To be done: Pictures are not part of the copy. Retype the lines from the first one through the line that contains "ha='left', va='center', color='black')".

Dataset content:

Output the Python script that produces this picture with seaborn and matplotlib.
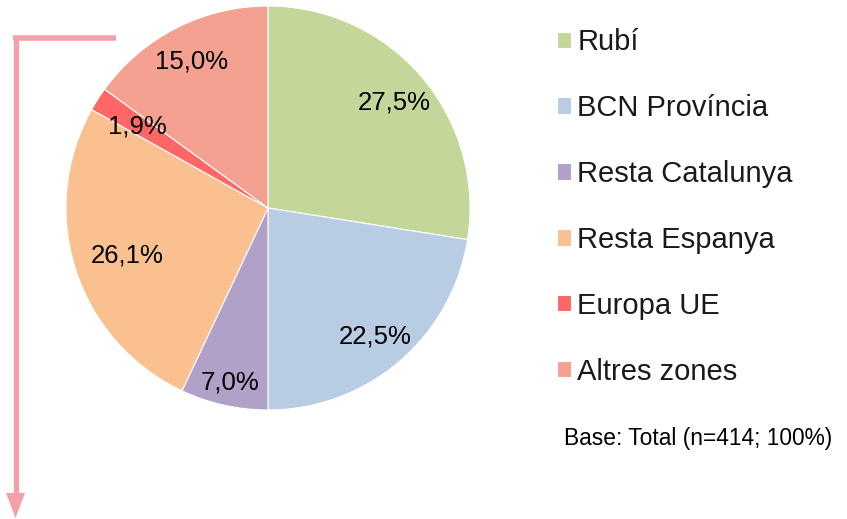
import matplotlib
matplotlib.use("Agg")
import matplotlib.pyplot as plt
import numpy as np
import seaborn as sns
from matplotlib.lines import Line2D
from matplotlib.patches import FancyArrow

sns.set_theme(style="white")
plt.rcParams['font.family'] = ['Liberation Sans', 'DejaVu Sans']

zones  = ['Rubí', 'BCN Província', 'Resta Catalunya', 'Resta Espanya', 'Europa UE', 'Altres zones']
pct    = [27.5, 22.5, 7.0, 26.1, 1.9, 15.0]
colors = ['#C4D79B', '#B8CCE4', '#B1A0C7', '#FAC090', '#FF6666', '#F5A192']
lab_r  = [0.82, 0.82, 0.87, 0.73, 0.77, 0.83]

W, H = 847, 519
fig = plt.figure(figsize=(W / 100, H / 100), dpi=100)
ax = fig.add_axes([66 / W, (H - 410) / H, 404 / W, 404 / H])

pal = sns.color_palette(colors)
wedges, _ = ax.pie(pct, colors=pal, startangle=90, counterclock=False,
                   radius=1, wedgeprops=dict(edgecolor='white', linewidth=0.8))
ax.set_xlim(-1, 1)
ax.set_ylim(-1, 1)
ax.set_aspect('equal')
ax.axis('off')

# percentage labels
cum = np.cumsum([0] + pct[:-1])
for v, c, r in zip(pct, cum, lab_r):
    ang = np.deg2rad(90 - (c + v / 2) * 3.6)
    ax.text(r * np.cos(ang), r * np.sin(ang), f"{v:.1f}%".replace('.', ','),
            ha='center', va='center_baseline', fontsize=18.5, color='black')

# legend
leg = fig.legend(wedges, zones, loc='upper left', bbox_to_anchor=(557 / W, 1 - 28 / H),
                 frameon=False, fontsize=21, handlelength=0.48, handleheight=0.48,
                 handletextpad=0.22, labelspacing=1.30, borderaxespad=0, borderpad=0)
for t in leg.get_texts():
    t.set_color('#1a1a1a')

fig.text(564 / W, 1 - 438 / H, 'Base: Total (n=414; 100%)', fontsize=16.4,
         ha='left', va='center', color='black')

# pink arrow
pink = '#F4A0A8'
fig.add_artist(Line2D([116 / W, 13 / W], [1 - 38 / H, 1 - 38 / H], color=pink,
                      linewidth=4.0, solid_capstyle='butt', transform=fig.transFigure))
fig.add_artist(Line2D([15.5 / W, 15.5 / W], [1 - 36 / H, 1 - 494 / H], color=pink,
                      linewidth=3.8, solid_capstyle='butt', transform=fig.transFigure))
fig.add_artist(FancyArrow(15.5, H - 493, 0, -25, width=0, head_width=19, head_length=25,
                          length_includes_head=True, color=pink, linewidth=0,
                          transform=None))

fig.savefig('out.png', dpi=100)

Response for this exercise:
Output the Python script that produces this picture with seaborn and matplotlib.
import matplotlib
matplotlib.use("Agg")
import matplotlib.pyplot as plt
import numpy as np
import seaborn as sns
from matplotlib.lines import Line2D
from matplotlib.patches import FancyArrow

sns.set_theme(style="white")
plt.rcParams['font.family'] = ['Liberation Sans', 'DejaVu Sans']

zones  = ['Rubí', 'BCN Província', 'Resta Catalunya', 'Resta Espanya', 'Europa UE', 'Altres zones']
pct    = [27.5, 22.5, 7.0, 26.1, 1.9, 15.0]
colors = ['#C4D79B', '#B8CCE4', '#B1A0C7', '#FAC090', '#FF6666', '#F5A192']
lab_r  = [0.82, 0.82, 0.87, 0.73, 0.77, 0.83]

W, H = 847, 519
fig = plt.figure(figsize=(W / 100, H / 100), dpi=100)
ax = fig.add_axes([66 / W, (H - 410) / H, 404 / W, 404 / H])

pal = sns.color_palette(colors)
wedges, _ = ax.pie(pct, colors=pal, startangle=90, counterclock=False,
                   radius=1, wedgeprops=dict(edgecolor='white', linewidth=0.8))
ax.set_xlim(-1, 1)
ax.set_ylim(-1, 1)
ax.set_aspect('equal')
ax.axis('off')

# percentage labels
cum = np.cumsum([0] + pct[:-1])
for v, c, r in zip(pct, cum, lab_r):
    ang = np.deg2rad(90 - (c + v / 2) * 3.6)
    ax.text(r * np.cos(ang), r * np.sin(ang), f"{v:.1f}%".replace('.', ','),
            ha='center', va='center_baseline', fontsize=18.5, color='black')

# legend
leg = fig.legend(wedges, zones, loc='upper left', bbox_to_anchor=(557 / W, 1 - 28 / H),
                 frameon=False, fontsize=21, handlelength=0.48, handleheight=0.48,
                 handletextpad=0.22, labelspacing=1.30, borderaxespad=0, borderpad=0)
for t in leg.get_texts():
    t.set_color('#1a1a1a')

fig.text(564 / W, 1 - 438 / H, 'Base: Total (n=414; 100%)', fontsize=16.4,
         ha='left', va='center', color='black')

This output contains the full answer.